Crate baracuda_forge

Crate baracuda_forge 

Source
Expand description

§baracuda-forge

Build-time CUDA kernel compiler for the baracuda ecosystem. Drop it into your [build-dependencies] and turn .cu files into a static library or PTX with nvcc, with incremental rebuilds, parallel compilation, GPU compute-capability auto-detection, and integrated CUTLASS support.

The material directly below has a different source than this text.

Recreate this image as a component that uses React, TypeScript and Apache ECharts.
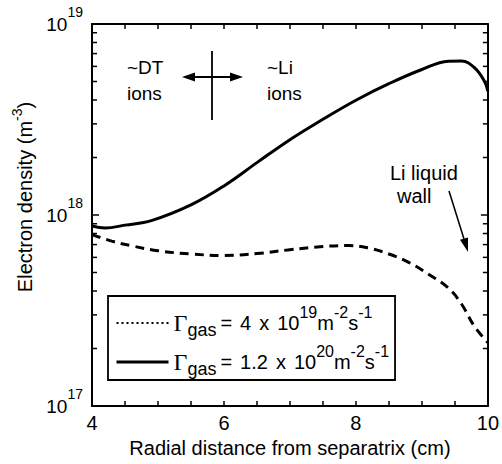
import React, { useEffect, useRef } from 'react';
import * as echarts from 'echarts';

// ---- data ----
const solidX = [4.0, 4.2, 4.5, 4.9, 5.5, 6.0, 6.5, 7.0, 7.5, 8.0, 8.5, 9.0, 9.4, 9.6, 9.8, 9.95, 10.0];
const solidN = [8.75e17, 8.55e17, 8.85e17, 9.35e17, 1.13e18, 1.42e18, 1.88e18, 2.48e18, 3.17e18, 3.99e18, 4.87e18, 5.78e18, 6.38e18, 6.4e18, 5.9e18, 5.0e18, 4.45e18];
const dashX = [4.0, 4.3, 4.6, 5.0, 5.5, 6.0, 6.5, 7.0, 7.5, 7.9, 8.2, 8.5, 8.8, 9.1, 9.4, 9.6, 9.8, 10.0];
const dashN = [7.9e17, 7.3e17, 6.9e17, 6.5e17, 6.25e17, 6.14e17, 6.28e17, 6.58e17, 6.84e17, 6.92e17, 6.7e17, 6.25e17, 5.65e17, 4.9e17, 4.15e17, 3.42e17, 2.6e17, 2.15e17];
const minorTickValues = [2e17, 3e17, 4e17, 5e17, 6e17, 7e17, 8e17, 9e17, 2e18, 3e18, 4e18, 5e18, 6e18, 7e18, 8e18, 9e18];
const xLabelValues = [4, 6, 8, 10];
const seriesNames = ['Γgas = 4 x 10^19 m^-2 s^-1', 'Γgas = 1.2 x 10^20 m^-2 s^-1'];
const legendRichText: Record<string, string> = {
  [seriesNames[0]]: '{g|Γ}{sub|gas}{t|=}{t|4}{t|x}{t10|10}{sup|19}{n|m}{sup|-2}{n|s}{sup|-1}',
  [seriesNames[1]]: '{g|Γ}{sub|gas}{t|=}{t|1.2}{t|x}{t10|10}{sup|20}{n|m}{sup|-2}{n|s}{sup|-1}',
};

const SANS = '"Liberation Sans", Arial, Helvetica, sans-serif';
const SERIF = '"Liberation Serif", "Times New Roman", serif';
const X_MIN = 4;
const X_MAX = 10;

function txt(text: string, x: number, y: number, size = 19) {
  return {
    type: 'text',
    x,
    y,
    silent: true,
    style: {
      text,
      fill: '#000',
      font: `${size}px ${SANS}`,
      textAlign: 'left',
      textVerticalAlign: 'middle',
      align: 'left',
      verticalAlign: 'middle',
    },
  };
}

export default function App() {
  const ref = useRef<HTMLDivElement>(null);
  useEffect(() => {
    if (!ref.current) return;
    const chart = echarts.init(ref.current, undefined, { renderer: 'svg' });
    const axisLine = { show: true, onZero: false, lineStyle: { color: '#000', width: 2 } };
    const option: any = {
      animation: false,
      backgroundColor: '#fff',
      color: ['#000', '#000', '#000'],
      grid: { left: 92, right: 14, top: 24, bottom: 58 },
      xAxis: [
        {
          type: 'value',
          min: X_MIN,
          max: X_MAX,
          interval: 0.5,
          position: 'bottom',
          axisLine,
          axisTick: { inside: true, length: 5, lineStyle: { color: '#000', width: 1.5 } },
          axisLabel: {
            formatter: (v: number) => (xLabelValues.includes(v) ? String(v) : ''),
            margin: 7,
            color: '#000',
            fontSize: 20,
            fontFamily: SANS,
          },
          splitLine: { show: false },
          name: 'Radial distance from separatrix (cm)',
          nameLocation: 'middle',
          nameGap: 27,
          nameTextStyle: { color: '#000', fontSize: 20, fontFamily: SANS },
        },
        {
          type: 'value',
          min: X_MIN,
          max: X_MAX,
          interval: 0.5,
          position: 'top',
          axisLine,
          axisTick: { inside: true, length: 5, lineStyle: { color: '#000', width: 1.5 } },
          axisLabel: { show: false },
          splitLine: { show: false },
        },
      ],
      yAxis: [
        {
          type: 'log',
          logBase: 10,
          min: 1e17,
          max: 1e19,
          position: 'left',
          axisLine,
          axisTick: { inside: true, length: 7, lineStyle: { color: '#000', width: 1.5 } },
          axisLabel: {
            formatter: (v: number) => `{b|10}{s|${Math.round(Math.log10(v))}}`,
            margin: 9,
            rich: {
              b: { fontSize: 19, lineHeight: 19, fontFamily: SANS, color: '#000', verticalAlign: 'middle' },
              s: { fontSize: 14, fontFamily: SANS, color: '#000', verticalAlign: 'top', padding: [0, 0, 24, 0] },
            },
          },
          splitLine: { show: false },
          name: 'Electron density (m{s|-3})',
          nameLocation: 'middle',
          nameRotate: 90,
          nameGap: 52,
          nameTextStyle: {
            color: '#000',
            fontSize: 20,
            fontFamily: SANS,
            padding: [0, 0, 0, 36],
            rich: {
              s: { fontSize: 14, fontFamily: SANS, color: '#000', verticalAlign: 'top', padding: [0, 0, 16, 0] },
            },
          },
        },
        {
          type: 'log',
          logBase: 10,
          min: 1e17,
          max: 1e19,
          position: 'right',
          axisLine,
          axisTick: { inside: true, length: 7, lineStyle: { color: '#000', width: 1.5 } },
          axisLabel: { show: false },
          splitLine: { show: false },
        },
      ],
      legend: {
        orient: 'vertical',
        left: 108,
        top: 296,
        padding: [8, 6, 2, 7],
        itemGap: 4,
        itemWidth: 52,
        itemHeight: 14,
        borderColor: '#000',
        borderWidth: 1.8,
        borderRadius: 0,
        backgroundColor: '#fff',
        selectedMode: false,
        itemStyle: { opacity: 0 },
        data: [
          { name: seriesNames[0], itemStyle: { opacity: 0 }, lineStyle: { type: [2, 3], width: 2, color: '#000' } },
          { name: seriesNames[1], itemStyle: { opacity: 0 }, lineStyle: { type: 'solid', width: 3, color: '#000' } },
        ],
        formatter: (name: string) => legendRichText[name],
        textStyle: {
          color: '#000',
          fontFamily: SANS,
          fontSize: 20,
          rich: {
            g: { fontFamily: SERIF, fontSize: 24, lineHeight: 24, color: '#000', verticalAlign: 'middle' },
            sub: { fontFamily: SANS, fontSize: 18, color: '#000', verticalAlign: 'bottom', padding: [0, 0, 3, 0] },
            t: { fontFamily: SANS, fontSize: 20, lineHeight: 20, color: '#000', verticalAlign: 'middle', padding: [0, 4, 0, 4] },
            t10: { fontFamily: SANS, fontSize: 20, lineHeight: 20, color: '#000', verticalAlign: 'middle', padding: [0, 0, 0, 4] },
            n: { fontFamily: SANS, fontSize: 20, lineHeight: 20, color: '#000', verticalAlign: 'middle' },
            sup: { fontFamily: SANS, fontSize: 16, color: '#000', verticalAlign: 'top', padding: [0, 0, 22, 0] },
          },
        },
      },
      series: [
        {
          type: 'line',
          name: seriesNames[0],
          data: dashX.map((x, i) => [x, dashN[i]]),
          symbol: 'none',
          smooth: 0.4,
          itemStyle: { color: '#000' },
          lineStyle: { color: '#000', width: 3, type: [9, 6] },
          z: 3,
        },
        {
          type: 'line',
          name: seriesNames[1],
          data: solidX.map((x, i) => [x, solidN[i]]),
          symbol: 'none',
          smooth: 0.4,
          itemStyle: { color: '#000' },
          lineStyle: { color: '#000', width: 3 },
          z: 3,
        },
        {
          type: 'custom',
          name: 'minor ticks',
          silent: true,
          clip: false,
          z: 5,
          data: minorTickValues.map((v) => [X_MIN, v]),
          encode: { x: 0, y: 1 },
          renderItem: (params: any, api: any) => {
            const v = api.value(1);
            const l = api.coord([X_MIN, v]);
            const r = api.coord([X_MAX, v]);
            return {
              type: 'group',
              children: [
                { type: 'line', shape: { x1: l[0], y1: l[1], x2: l[0] + 5, y2: l[1] }, style: { stroke: '#000', lineWidth: 1.5 } },
                { type: 'line', shape: { x1: r[0] - 5, y1: r[1], x2: r[0], y2: r[1] }, style: { stroke: '#000', lineWidth: 1.5 } },
              ],
            };
          },
        },
      ],
      graphic: [
        txt('~DT', 127, 67),
        txt('ions', 127, 93),
        txt('~Li', 267, 67),
        txt('ions', 267, 93),
        txt('Li liquid', 390, 173, 20),
        txt('wall', 397, 196, 20),
        { type: 'line', silent: true, shape: { x1: 190, y1: 77, x2: 235, y2: 77 }, style: { stroke: '#000', lineWidth: 2 } },
        { type: 'polygon', silent: true, shape: { points: [[182, 77], [195, 72.5], [195, 81.5]] }, style: { fill: '#000' } },
        { type: 'polygon', silent: true, shape: { points: [[243, 77], [230, 72.5], [230, 81.5]] }, style: { fill: '#000' } },
        { type: 'line', silent: true, shape: { x1: 212, y1: 51, x2: 212, y2: 120 }, style: { stroke: '#000', lineWidth: 1.8 } },
        { type: 'line', silent: true, shape: { x1: 449, y1: 191, x2: 464, y2: 239 }, style: { stroke: '#000', lineWidth: 1.5 } },
        { type: 'polygon', silent: true, shape: { points: [[468, 252], [468, 237.5], [460, 239.8]] }, style: { fill: '#000' } },
      ],
    };
    chart.setOption(option);
    return () => chart.dispose();
  }, []);
  return (
    <div
      ref={ref}
      style={{ position: 'fixed', left: 0, top: 0, width: 502, height: 464, background: '#fff' }}
    />
  );
}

baracuda-forge is the build-time companion to baracuda’s runtime wrappers (baracuda-driver, baracuda-runtime, …). Use forge to turn your .cu files into a library; use the runtime crates to launch the kernels from Rust.

§Features

  • Compute Capability Detection — auto-detect from nvidia-smi or CUDA_COMPUTE_CAP, with per-file overrides for mixed architectures.
  • Incremental Builds — only recompile modified kernels using SHA-256 content hashing.
  • CUDA Toolkit Auto-Detection — find nvcc and include paths via the shared baracuda_build detector.
  • C++ Standard Auto-Select — defaults to c++20 on CUDA ≥ 12.0, c++17 on older toolkits. Override via KernelBuilder::cpp_std.
  • External Dependencies — built-in CUTLASS support, or fetch any git repo.
  • Parallel Compilation — configurable thread percentage for parallel builds.
  • Flexible Source Selection — directory, glob, files, or exclude patterns.

§Quick start

use baracuda_forge::KernelBuilder;

fn main() {
    let out_dir = std::env::var("OUT_DIR").expect("OUT_DIR must be set");

    KernelBuilder::new()
        .source_dir("src/kernels")
        .exclude(&["*_test.cu"])
        .arg("-O3")
        .thread_percentage(0.5)
        .build_lib(format!("{}/libkernels.a", out_dir))
        .expect("CUDA compilation failed");

    println!("cargo:rustc-link-search={}", out_dir);
    println!("cargo:rustc-link-lib=kernels");
}

§Acknowledgments

baracuda-forge is a vendored fork of cudaforge by Guoqing Bao, adapted to baracuda’s workspace conventions. See the NOTICE file at the crate root for full provenance.

Structs§

BuildCache
Build cache for tracking file modifications.
ComputeCapability
Compute capability configuration.
CudaToolkit
CUDA toolkit information.
DependencyManager
Dependency manager for handling multiple external dependencies.
ExternalDependency
External dependency configuration.
GpuArch
GPU architecture specification.
KernelBuilder
Main builder for CUDA kernel compilation.
ParallelConfig
Parallel build configuration.
PtxOutput
Output from PTX compilation.
SourceSelector
Source file selection configuration.

Enums§

Error
Errors that can occur during CUDA kernel building.

Functions§

collect_headers
Collect header files (.cuh) from directories.
detect_compute_cap
Detect compute capability from system.
get_gpu_arch_string
Get GPU architecture string for nvcc (e.g., “sm_90a” or “sm_80”).
resolve_cutlass_from_cargo_checkouts
Try to resolve CUTLASS from cargo’s git checkouts directory.

Type Aliases§

Result
Result type alias for baracuda-forge operations.